S-R: What does “grace” mean? Luck? Hard work?
Hill: A combination of both. I was blessed with great mentors coaching me and providing good feedback.
S-R: What’s an important lesson someone taught you?
Hill: My grandfather told me, “There’s always going to be someone out there who’s smarter than you, better than you, taller than you. So you have to work really, really hard to make a difference.”
S-R: How tall are you?
Hill: (laugh) Not tall at all – 5-foot-1½. I’m small, but mighty.
S-R: As a woman of color in a conservative city, have you felt extra pressure to distinguish yourself from the competition?

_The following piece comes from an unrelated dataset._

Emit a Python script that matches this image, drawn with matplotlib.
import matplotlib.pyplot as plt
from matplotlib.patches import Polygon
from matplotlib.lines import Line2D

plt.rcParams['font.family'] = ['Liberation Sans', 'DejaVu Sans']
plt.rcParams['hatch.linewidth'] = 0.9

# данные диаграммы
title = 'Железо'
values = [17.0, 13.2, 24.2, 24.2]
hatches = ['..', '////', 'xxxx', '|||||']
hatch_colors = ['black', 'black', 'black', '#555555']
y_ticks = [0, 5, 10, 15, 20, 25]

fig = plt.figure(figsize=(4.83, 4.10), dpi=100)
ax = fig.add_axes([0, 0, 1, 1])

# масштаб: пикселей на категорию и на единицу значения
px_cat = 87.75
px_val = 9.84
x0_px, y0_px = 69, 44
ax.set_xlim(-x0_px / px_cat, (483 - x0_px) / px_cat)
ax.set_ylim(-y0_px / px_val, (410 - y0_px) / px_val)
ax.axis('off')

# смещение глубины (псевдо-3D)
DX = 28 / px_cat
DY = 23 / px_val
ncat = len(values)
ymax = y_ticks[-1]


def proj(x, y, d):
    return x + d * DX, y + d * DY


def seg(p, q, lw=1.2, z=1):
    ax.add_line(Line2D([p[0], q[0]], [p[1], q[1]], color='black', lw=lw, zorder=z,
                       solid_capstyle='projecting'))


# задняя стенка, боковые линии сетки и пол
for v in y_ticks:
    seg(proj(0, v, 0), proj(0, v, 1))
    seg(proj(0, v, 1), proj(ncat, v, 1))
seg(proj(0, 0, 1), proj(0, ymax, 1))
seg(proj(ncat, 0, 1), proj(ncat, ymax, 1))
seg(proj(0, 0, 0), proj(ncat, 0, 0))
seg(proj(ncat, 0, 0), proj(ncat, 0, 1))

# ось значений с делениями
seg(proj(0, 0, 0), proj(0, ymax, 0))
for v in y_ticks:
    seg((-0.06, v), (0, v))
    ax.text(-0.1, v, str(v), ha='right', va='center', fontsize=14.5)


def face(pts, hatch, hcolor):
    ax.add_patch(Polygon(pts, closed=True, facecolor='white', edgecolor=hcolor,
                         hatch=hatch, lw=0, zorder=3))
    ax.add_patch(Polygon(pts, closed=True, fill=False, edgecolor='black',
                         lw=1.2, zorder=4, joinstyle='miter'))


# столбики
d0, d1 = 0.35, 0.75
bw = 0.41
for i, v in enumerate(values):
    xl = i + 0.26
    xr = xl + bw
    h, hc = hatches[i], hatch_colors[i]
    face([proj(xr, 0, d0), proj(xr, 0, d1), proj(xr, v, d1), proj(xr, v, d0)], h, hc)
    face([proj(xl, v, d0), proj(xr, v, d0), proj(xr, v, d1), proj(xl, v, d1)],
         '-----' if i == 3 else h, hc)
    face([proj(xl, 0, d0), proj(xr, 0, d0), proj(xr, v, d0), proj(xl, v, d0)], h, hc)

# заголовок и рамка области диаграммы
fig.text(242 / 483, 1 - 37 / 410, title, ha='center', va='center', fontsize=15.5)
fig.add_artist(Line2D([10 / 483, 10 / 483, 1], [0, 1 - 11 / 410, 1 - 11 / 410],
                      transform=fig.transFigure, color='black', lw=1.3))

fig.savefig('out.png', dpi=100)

Hill: I’d be naive to think there weren’t people out there who thought less of me because I was a woman or African American. But I work well with others. And when I work through a network, I’m able to achieve a lot more than I ever could on my own.
S-R: Have you had any setbacks?
Hill: I have workaholic tendencies which can compromise my home life sometimes. I’m learning to put my family more at the center. And my son, Elliot, is 11 now, so basically he’s done with me. (laugh)

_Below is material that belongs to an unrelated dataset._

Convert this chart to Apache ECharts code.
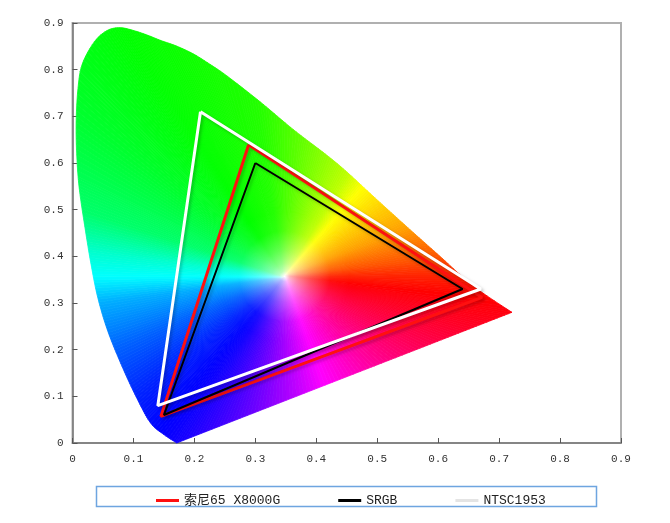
<!DOCTYPE html>
<html><head><meta charset="utf-8">
<script src="https://cdn.jsdelivr.net/npm/echarts@6/dist/echarts.min.js"></script>
<style>html,body{margin:0;padding:0;background:#fff}#c{width:670px;height:523px}</style>
</head><body><div id="c"></div>
<script>
// Spectral locus boundary, starting at the bottom tip
const locusX = [0.171,0.150,0.128,0.104,0.079,0.057,0.041,0.030,0.021,0.011,0.007,0.006,0.009,0.016,0.036,0.057,0.078,0.100,0.123,0.144,0.170,0.198,0.225,0.253,0.308,0.362,0.417,0.450,0.494,0.548,0.603,0.658,0.721];
const locusY = [0.000,0.018,0.043,0.100,0.171,0.243,0.314,0.386,0.457,0.546,0.617,0.688,0.760,0.812,0.860,0.884,0.890,0.884,0.874,0.863,0.851,0.834,0.812,0.787,0.731,0.672,0.617,0.581,0.528,0.464,0.400,0.336,0.280];
const whitePoint = [0.348, 0.357];

// Gamut triangles
const seriesNames = ['索尼65 X8000G', 'SRGB', 'NTSC1953'];
const sonyX = [0.289, 0.672, 0.145];
const sonyY = [0.639, 0.312, 0.057];
const srgbX = [0.30, 0.64, 0.15];
const srgbY = [0.60, 0.33, 0.06];
const ntscX = [0.21, 0.67, 0.14];
const ntscY = [0.71, 0.33, 0.08];

const tickValues = [0, 0.1, 0.2, 0.3, 0.4, 0.5, 0.6, 0.7, 0.8, 0.9];

// styling: hue by angle around the white point (screen degrees -> hue)
const hueMap = [[0,8],[7,20],[22,38],[49,60],[58,75],[86,100],[99,112],[123,120],[142,131],[162,145],[168,158],[173,169],[180,180],[188,199],[203,217],[219,232],[237,244],[254,262],[290,300],[322,330],[352,358],[360,368]];
function hueAt(t){
  for (let i=0;i<hueMap.length-1;i++){
    const a=hueMap[i], b=hueMap[i+1];
    if (t>=a[0] && t<=b[0]) return (a[1]+(b[1]-a[1])*(t-a[0])/(b[0]-a[0]))%360;
  }
  return 0;
}
function hsv(h,s,v){
  const f=(n)=>{const k=(n+h/60)%6;return v-v*s*Math.max(0,Math.min(k,4-k,1));};
  return 'rgb('+Math.round(f(5)*255)+','+Math.round(f(3)*255)+','+Math.round(f(1)*255)+')';
}
function stops(h){
  return [0,0.08,0.2,0.4,0.7,1].map(t=>({offset:t,color:hsv(h,Math.pow(Math.min(1,t*1.3),0.55),1)}));
}
function tri(xs, ys){ const d=xs.map((x,i)=>[x,ys[i]]); d.push([xs[0],ys[0]]); return d; }
// Catmull-Rom smoothing of the pixel outline (rendering only)
function smoothChain(p, steps){
  const out=[]; const n=p.length;
  for(let i=0;i<n-1;i++){
    const p0=p[Math.max(0,i-1)], p1=p[i], p2=p[i+1], p3=p[Math.min(n-1,i+2)];
    for(let s=0;s<steps;s++){
      const t=s/steps, t2=t*t, t3=t2*t;
      const f=(a,b,c,d)=>0.5*((2*b)+(-a+c)*t+(2*a-5*b+4*c-d)*t2+(-a+3*b-3*c+d)*t3);
      out.push([f(p0[0],p1[0],p2[0],p3[0]), f(p0[1],p1[1],p2[1],p3[1])]);
    }
  }
  out.push(p[n-1]);
  return out;
}

const chart = echarts.init(document.getElementById('c'), null, {renderer:'canvas'});
const lineShadow = {shadowColor:'rgba(0,0,0,0.22)', shadowBlur:3, shadowOffsetX:2, shadowOffsetY:2};
chart.setOption({
  animation:false,
  grid:{left:72.5, right:49, top:23, bottom:80, containLabel:false, outerBoundsMode:'none', show:true, borderColor:'#b0b0b0', borderWidth:2},
  xAxis:{type:'value', min:0, max:0.9, interval:0.1,
    axisLine:{show:true, onZero:false, lineStyle:{color:'#777', width:1.5}},
    axisTick:{show:true, inside:true, length:5, lineStyle:{color:'#555'}},
    splitLine:{show:false},
    axisLabel:{fontFamily:'Liberation Mono', fontSize:11, color:'#333', margin:11, formatter:v=>v===0?'0':v.toFixed(1)}},
  yAxis:{type:'value', min:0, max:0.9, interval:0.1,
    axisLine:{show:true, onZero:false, lineStyle:{color:'#777', width:1.5}},
    axisTick:{show:true, inside:true, length:5, lineStyle:{color:'#555'}},
    splitLine:{show:false},
    axisLabel:{fontFamily:'Liberation Mono', fontSize:11, color:'#333', margin:9, formatter:v=>v===0?'0':v.toFixed(1)}},
  legend:{left:151, top:489, icon:'rect', itemWidth:23, itemHeight:3, itemGap:58,
    textStyle:{fontFamily:'Liberation Mono, Noto Sans CJK SC', fontSize:13, color:'#222'},
    data:[{name:seriesNames[0]},{name:seriesNames[1]},{name:seriesNames[2], itemStyle:{color:'#e4e4e4'}}]},
  graphic:[{type:'rect', shape:{x:96.5,y:486.5,width:500,height:20}, style:{fill:'none', stroke:'#6ea5e0', lineWidth:1.5}}],
  series:[
    {type:'custom', name:'locus', z:1, silent:true, data:[[whitePoint[0], whitePoint[1]]],
      renderItem:function(params, api){
        const c = api.coord(whitePoint);
        const pts = smoothChain(locusX.map((x,i)=>api.coord([x, locusY[i]])), 6);
        const ang = p=>{let a=Math.atan2(c[1]-p[1], p[0]-c[0])*180/Math.PI; return a<0?a+360:a;};
        const children=[];
        const n=pts.length;
        for(let i=0;i<n;i++){
          const a=pts[i], b=pts[(i+1)%n];
          let d=ang(b)-ang(a); if(d>180)d-=360; if(d<-180)d+=360;
          const m=Math.max(1,Math.ceil(Math.abs(d)/1.2));
          for(let k=0;k<m;k++){
            const t1=k/m, t2=(k+1)/m, tm=(k+0.5)/m;
            const p1=[a[0]+(b[0]-a[0])*t1, a[1]+(b[1]-a[1])*t1];
            const p2=[a[0]+(b[0]-a[0])*t2, a[1]+(b[1]-a[1])*t2];
            const pm=[a[0]+(b[0]-a[0])*tm, a[1]+(b[1]-a[1])*tm];
            const g={type:'radial', x:c[0], y:c[1], r:65, global:true, colorStops:stops(hueAt(ang(pm)))};
            children.push({type:'polygon', shape:{points:[c,p1,p2]}, style:{fill:g, stroke:g, lineWidth:0.8}});
          }
        }
        return {type:'group', children};
      }},
    {type:'line', name:seriesNames[0], z:3, data:tri(sonyX,sonyY), showSymbol:false, color:'#ff1010',
      lineStyle:Object.assign({color:'#ff1010', width:3}, lineShadow)},
    {type:'line', name:seriesNames[1], z:4, data:tri(srgbX,srgbY), showSymbol:false, color:'#000',
      lineStyle:Object.assign({color:'#000', width:2}, lineShadow)},
    {type:'line', name:seriesNames[2], z:5, data:tri(ntscX,ntscY), showSymbol:false, color:'#fff',
      lineStyle:Object.assign({color:'#fff', width:3}, lineShadow)}
  ]
});
</script></body></html>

S-R: Why does Avista Development exist?
Hill: Because growth matters to the region, and we’re part of this region. We’re not a company that can pick up our toys and move to the next block. This is our block. We’ve been here 129 years.
S-R: What factors shape Avista Development’s strategy?
Hill: We look at what’s important to the community. The U-District is a huge engine that delivers value to the entire region.
S-R: Where does money for your projects come from?
Hill: Shareholder dollars.
S-R: Avista’s pending acquisition by the Canadian utility Hydro One recently hit a snag. Does that affect anything your subsidiary does?
S-R: You’ve mentioned shareholders, customers and community. In what order do you consider them when weighing decisions?
Hill: Customers come first, because they are the core of the business. And they compose our community, so if we serve customers, we serve the community. If we do those two things well, then shareholders will benefit.
S-R: Last year, you were quoted saying, “We don’t want an amazing bridge to land on a gravel lot.” The U-District Gateway Bridge will be done in September. What will be on Avista’s property then?
Hill: We’ll be way under construction. It won’t be a gravel lot. More like a lot with dirt flying. (laugh) The site had environmental issues – giant underground tanks – that had to be mitigated.
S-R: What’s a typical day for you?
Hill: There’s no such thing.
S-R: What do you like most about your job?
Hill: I get to work with some of the most talented folks in the city.
S-R: What do you like least?
Hill: The hardest part of my job is not being able to please everyone.
S-R: What are you most proud of?
Hill: I like to think that when people work with me on a project, they enjoy the process.
S-R: Your career path has taken many turns. What advice do you offer young people about setting goals?
Hill: I tell them to do what makes their toes tingle. When people see you at your best, they’ll want to be a part of that.
S-R: What makes your toes tingle?
Hill: I’ve always been a “why?” kid, whether evaluating how a cell mutates or how communities change and grow – what happens if you put a freeway or a business center somewhere.
S-R: What is your secret talent?
Hill: I can wiggle my ears.
S-R: Any guilty pleasures?
Hill: All pleasures are guilty – at least the good ones are. (laugh)
S-R: You’re too young to spend the rest of your career in your current job. What possibilities await?
Hill: I’ve been asked that a lot: “What’s your next big thing?” I like to be in my big thing, verses thinking about my next big thing.